Reproduce all of the data below without alteration; exclude every picture.

[start of Available data]

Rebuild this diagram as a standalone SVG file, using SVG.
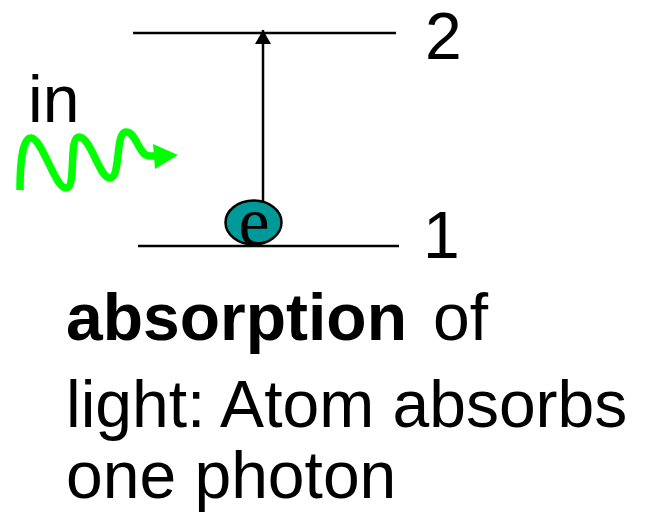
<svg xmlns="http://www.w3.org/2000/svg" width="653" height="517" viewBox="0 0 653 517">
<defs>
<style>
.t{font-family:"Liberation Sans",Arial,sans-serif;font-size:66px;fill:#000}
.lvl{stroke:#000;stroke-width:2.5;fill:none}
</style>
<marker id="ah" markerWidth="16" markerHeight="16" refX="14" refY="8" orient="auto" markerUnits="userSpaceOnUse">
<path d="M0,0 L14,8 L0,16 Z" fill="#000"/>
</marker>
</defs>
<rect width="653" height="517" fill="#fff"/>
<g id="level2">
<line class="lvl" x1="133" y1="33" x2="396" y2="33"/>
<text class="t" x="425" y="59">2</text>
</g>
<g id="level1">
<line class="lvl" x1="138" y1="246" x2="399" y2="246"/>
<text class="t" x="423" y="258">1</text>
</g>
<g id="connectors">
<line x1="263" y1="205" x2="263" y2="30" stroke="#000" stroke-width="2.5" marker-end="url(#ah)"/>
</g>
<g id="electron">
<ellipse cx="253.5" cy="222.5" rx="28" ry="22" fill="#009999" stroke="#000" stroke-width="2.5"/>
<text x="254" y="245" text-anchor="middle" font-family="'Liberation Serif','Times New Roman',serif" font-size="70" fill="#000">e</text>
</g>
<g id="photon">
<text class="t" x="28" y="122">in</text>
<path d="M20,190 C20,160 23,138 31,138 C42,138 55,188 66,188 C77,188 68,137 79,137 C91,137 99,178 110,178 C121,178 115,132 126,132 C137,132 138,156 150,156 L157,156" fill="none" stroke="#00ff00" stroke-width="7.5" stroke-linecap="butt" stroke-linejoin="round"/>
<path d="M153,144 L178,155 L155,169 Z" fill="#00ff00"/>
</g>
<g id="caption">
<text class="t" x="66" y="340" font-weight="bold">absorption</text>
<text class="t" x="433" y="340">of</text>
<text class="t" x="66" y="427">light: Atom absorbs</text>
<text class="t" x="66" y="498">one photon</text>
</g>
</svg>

[end of Available data]

The reply -
Rebuild this diagram as a standalone SVG file, using SVG.
<svg xmlns="http://www.w3.org/2000/svg" width="653" height="517" viewBox="0 0 653 517">
<defs>
<style>
.t{font-family:"Liberation Sans",Arial,sans-serif;font-size:66px;fill:#000}
.lvl{stroke:#000;stroke-width:2.5;fill:none}
</style>
<marker id="ah" markerWidth="16" markerHeight="16" refX="14" refY="8" orient="auto" markerUnits="userSpaceOnUse">
<path d="M0,0 L14,8 L0,16 Z" fill="#000"/>
</marker>
</defs>
<rect width="653" height="517" fill="#fff"/>
<g id="level2">
<line class="lvl" x1="133" y1="33" x2="396" y2="33"/>
<text class="t" x="425" y="59">2</text>
</g>
<g id="level1">
<line class="lvl" x1="138" y1="246" x2="399" y2="246"/>
<text class="t" x="423" y="258">1</text>
</g>
<g id="connectors">
<line x1="263" y1="205" x2="263" y2="30" stroke="#000" stroke-width="2.5" marker-end="url(#ah)"/>
</g>
<g id="electron">
<ellipse cx="253.5" cy="222.5" rx="28" ry="22" fill="#009999" stroke="#000" stroke-width="2.5"/>
<text x="254" y="245" text-anchor="middle" font-family="'Liberation Serif','Times New Roman',serif" font-size="70" fill="#000">e</text>
</g>
<g id="photon">
<text class="t" x="28" y="122">in</text>
<path d="M20,190 C20,160 23,138 31,138 C42,138 55,188 66,188 C77,188 68,137 79,137 C91,137 99,178 110,178 C121,178 115,132 126,132 C137,132 138,156 150,156 L157,156" fill="none" stroke="#00ff00" stroke-width="7.5" stroke-linecap="butt" stroke-linejoin="round"/>
<path d="M153,144 L178,155 L155,169 Z" fill="#00ff00"/>
</g>
<g id="caption">
<text class="t" x="66" y="340" font-weight="bold">absorption</text>
<text class="t" x="433" y="340">of</text>
<text class="t" x="66" y="427">light: Atom absorbs</text>
<text class="t" x="66" y="498">one photon</text>
</g>
</svg>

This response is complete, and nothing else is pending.